I got an e-mail the other day from Carnival Cruise Lines with the following reminder:
“It’s just 90 days until your birthday!”
Holy crap in a pita! I have less than 90 days left to enjoy my 30s because after February 14, 2009, I will be officially in my 40s.
It’s not like I sit and think about what life will be like in my 40s because, well, things are not going to change overnight. And if they do, they’ve got less than 90 days to come to fruition. I do, however, have a head-start on the dreaded age: plenty of gray hairs.
What do I want to do for my 40th? Nothing, absolutely nothing. It falls on a Saturday next year and being we bought the cheap Disneyland passes this time around, we’re blocked on Saturdays and I don’t want to spend the extra $30 per person to get in.

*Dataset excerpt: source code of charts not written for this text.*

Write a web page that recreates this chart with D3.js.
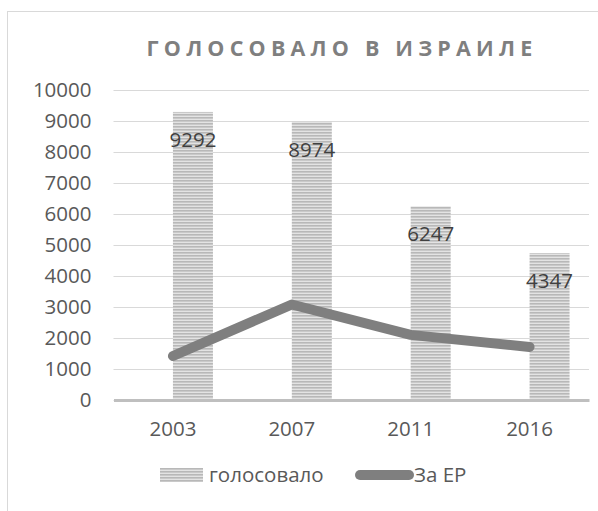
<!DOCTYPE html>
<html>
<head>
<meta charset="utf-8">
<script src="https://cdn.jsdelivr.net/npm/d3@7"></script>
<style>
  body { margin: 0; background: #fff; }
  text { font-family: "Open Sans", sans-serif; }
</style>
</head>
<body>
<div id="vis1"></div>
<script>
// data
const YEARS = ["2003", "2007", "2011", "2016"];
const VOTED = [9292, 8974, 6247, 4740];            // голосовало (bar heights as drawn)
const VOTED_LABELS = ["9292", "8974", "6247", "4347"];
const FOR_ER = [1420, 3080, 2100, 1710];           // За ЕР
const Y_TICKS = [0, 1000, 2000, 3000, 4000, 5000, 6000, 7000, 8000, 9000, 10000];

//frame
const FRAME_WIDTH = 598;
const FRAME_HEIGHT = 511;
const MARGINS = {left: 113.5, right: 9, top: 90, bottom: 111};
const VIS_WIDTH = FRAME_WIDTH - MARGINS.left - MARGINS.right;
const VIS_HEIGHT = FRAME_HEIGHT - MARGINS.top - MARGINS.bottom;

const FRAME1 = d3.select("#vis1")
  .append("svg")
    .attr("width", FRAME_WIDTH)
    .attr("height", FRAME_HEIGHT);

// striped fill for the bars
const defs = FRAME1.append("defs");
const pat = defs.append("pattern")
  .attr("id", "stripes")
  .attr("patternUnits", "userSpaceOnUse")
  .attr("width", 6).attr("height", 3);
pat.append("rect").attr("width", 6).attr("height", 3).attr("fill", "#e3e3e3");
pat.append("rect").attr("width", 6).attr("height", 1.6).attr("fill", "#b8b8b8");

// chart border
FRAME1.append("rect")
  .attr("x", 7.5).attr("y", 11.5)
  .attr("width", 700).attr("height", 600)
  .attr("fill", "none")
  .attr("stroke", "#d9d9d9");

// title
FRAME1.append("text")
  .attr("x", 342).attr("y", 56)
  .attr("text-anchor", "middle")
  .attr("font-size", "21.5px")
  .attr("font-weight", "bold")
  .attr("letter-spacing", "5.2px")
  .attr("fill", "#7f7f7f")
  .text("ГОЛОСОВАЛО В ИЗРАИЛЕ");

// scales
const X_SCALE = d3.scaleBand()
  .domain(YEARS)
  .range([0, VIS_WIDTH]);
const Y_SCALE = d3.scaleLinear()
  .domain([0, 10000])
  .range([VIS_HEIGHT, 0]);

const g = FRAME1.append("g")
  .attr("transform", "translate(" + MARGINS.left + "," + MARGINS.top + ")");

// gridlines
g.append("g")
  .call(d3.axisLeft(Y_SCALE).tickValues(Y_TICKS).tickSize(-VIS_WIDTH).tickFormat(""))
  .call(ax => ax.select(".domain").remove())
  .call(ax => ax.selectAll("line").attr("stroke", "#d9d9d9"));

// y tick labels
g.append("g")
  .call(d3.axisLeft(Y_SCALE).tickValues(Y_TICKS).tickSize(0).tickPadding(22).tickFormat(d3.format("d")))
  .call(ax => ax.select(".domain").remove())
  .call(ax => ax.selectAll("text")
    .attr("font-size", "20.5px")
    .attr("fill", "#595959"));

const BAR_W = 40;
const center = (d) => X_SCALE(d) + X_SCALE.bandwidth() / 2;

// bars
g.selectAll(".bar")
  .data(YEARS)
  .enter()
  .append("rect")
    .attr("class", "bar")
    .attr("x", (d) => center(d))
    .attr("y", (d, i) => Y_SCALE(VOTED[i]))
    .attr("width", BAR_W)
    .attr("height", (d, i) => VIS_HEIGHT - Y_SCALE(VOTED[i]))
    .attr("fill", "url(#stripes)");

// x axis
g.append("g")
  .attr("transform", "translate(0," + VIS_HEIGHT + ")")
  .call(d3.axisBottom(X_SCALE).tickSize(0).tickPadding(21))
  .call(ax => ax.select(".domain").attr("stroke", "#bfbfbf").attr("stroke-width", 3))
  .call(ax => ax.selectAll("text")
    .attr("font-size", "20.5px")
    .attr("fill", "#595959"));

// line
const line = d3.line()
  .x((d, i) => center(YEARS[i]))
  .y((d) => Y_SCALE(d));
g.append("path")
  .datum(FOR_ER)
  .attr("d", line)
  .attr("fill", "none")
  .attr("stroke", "#7f7f7f")
  .attr("stroke-width", 10)
  .attr("stroke-linecap", "round")
  .attr("stroke-linejoin", "round");

// data labels
g.selectAll(".lbl")
  .data(YEARS)
  .enter()
  .append("text")
    .attr("x", (d) => center(d) + BAR_W / 2)
    .attr("y", (d, i) => Y_SCALE(VOTED[i]) + 35)
    .attr("text-anchor", "middle")
    .attr("font-size", "20.5px")
    .attr("fill", "#404040")
    .text((d, i) => VOTED_LABELS[i]);

// legend
const leg = FRAME1.append("g");
leg.append("rect")
  .attr("x", 160).attr("y", 468)
  .attr("width", 43).attr("height", 14)
  .attr("fill", "url(#stripes)");
leg.append("text")
  .attr("x", 209).attr("y", 482)
  .attr("font-size", "20.5px")
  .attr("fill", "#595959")
  .text("голосовало");
leg.append("line")
  .attr("x1", 360).attr("x2", 409)
  .attr("y1", 475).attr("y2", 475)
  .attr("stroke", "#7f7f7f")
  .attr("stroke-width", 10)
  .attr("stroke-linecap", "round");
leg.append("text")
  .attr("x", 414).attr("y", 482)
  .attr("font-size", "20.5px")
  .attr("fill", "#595959")
  .text("За ЕР");
</script>
</body>
</html>
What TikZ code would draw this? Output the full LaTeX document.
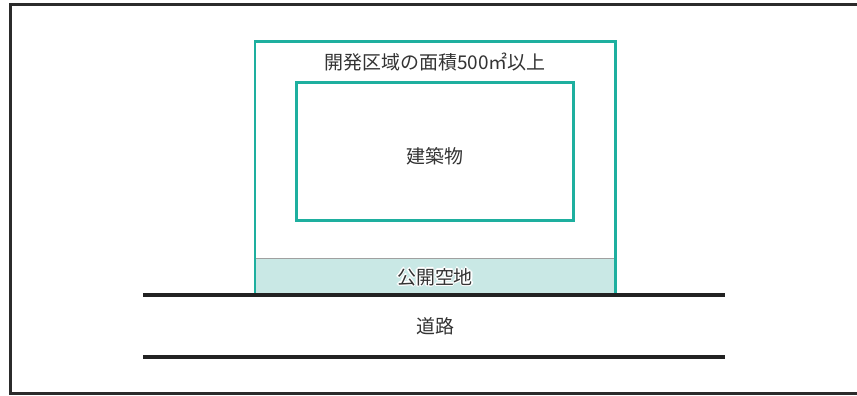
\documentclass[tikz,border=0pt]{standalone}
\usepackage{fontspec}
\setmainfont{Noto Sans CJK JP}
\usepackage{xcolor}

\definecolor{frameline}{HTML}{2B2B2B}
\definecolor{siteline}{HTML}{1EAF9F}
\definecolor{openfill}{HTML}{C9E8E5}
\definecolor{openline}{HTML}{A0A0A0}
\definecolor{roadline}{HTML}{222222}
\definecolor{labeltext}{HTML}{333333}

\begin{document}
\begin{tikzpicture}[x=0.02cm,y=-0.02cm,
    font=\fontsize{10.8pt}{13pt}\selectfont, text=labeltext,
    siteedge/.style={draw=siteline, line width=1.2pt},
    roadedge/.style={draw=roadline, line width=2pt}]
        \useasboundingbox (0,0) rectangle (857,395);

        % Marco exterior (el lado derecho queda fuera de la imagen)
        \draw[frameline, line width=1.2pt] (870,4.5) -- (10.5,4.5) -- (10.5,393.5) -- (870,393.5);

        % Espacio abierto al publico
        \fill[openfill] (255,258.5) rectangle (615.5,295);
        \draw[openline, line width=0.6pt] (255,258.5) -- (615.5,258.5);

        % Area de desarrollo
        \draw[siteedge] (255,295) -- (255,41.5) -- (615.5,41.5) -- (615.5,295);

        % Edificio
        \draw[siteedge] (296.5,82.5) rectangle (573.5,220.5);

        % Calle
        \draw[roadedge] (143,295) -- (725,295);
        \draw[roadedge] (143,357) -- (725,357);

        % Etiquetas
        \node (area) at (435,62) {開発区域の面積500㎡以上};
        \node (bldg) at (435,156) {建築物};
        \foreach \dx/\dy in {-1.2/0,1.2/0,0/-1.2,0/1.2,-0.9/-0.9,0.9/-0.9,-0.9/0.9,0.9/0.9}
            \node[text=white] at (435+\dx,277+\dy) {公開空地};
        \node (open) at (435,277) {公開空地};
        \node (road) at (435,326) {道路};
    \end{tikzpicture}
\end{document}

Ann and Anthony, however, will have no problems on their birthdays as they fall on a Sunday and Monday, respectively. They will be able to take advantage of Disneyland’s 2009 “What Will You Celebrate?” promotion and score a Gift Card to use as they wish!
In fact, 2009 will be a year of milestone birthdays for everybody here at Casa Ridiculous: I turn 40, Ann hits 35, and Anthony will be The Big 5. While I’m excited for them and their milestone birthdays, I just want my day to pass with absolutely no reminders of my birthday. But if Ann has her way, I’m expecting just the opposite to happen.
Oh, and did I mention that my birthday is Valentine’s Day? So um…no, I won’t be able to hide in the corner somewhere after all.
2 thoughts on “40/35/5”
40!? OMG you are so old! Ha! Ha! Just kidding, cause I’m 48 but still feel like I’m 16. And my sister’s birthday is Valentine’s Day too. She’s a redhead so it fits right in.
Sheesh, yeah. 40 is sooo old!
I really don’t think of it much save for those days when I my body just feels…old. I’d prefer staying in bed and being left alone because I just don’t want to be bothered. Other than that I’m like you: age truly is a state of mind.
Well, I’m no redhead but I do have the infamous temper of one now and then. And for God’s sake, don’t nobody get me a heart-shaped cake this year!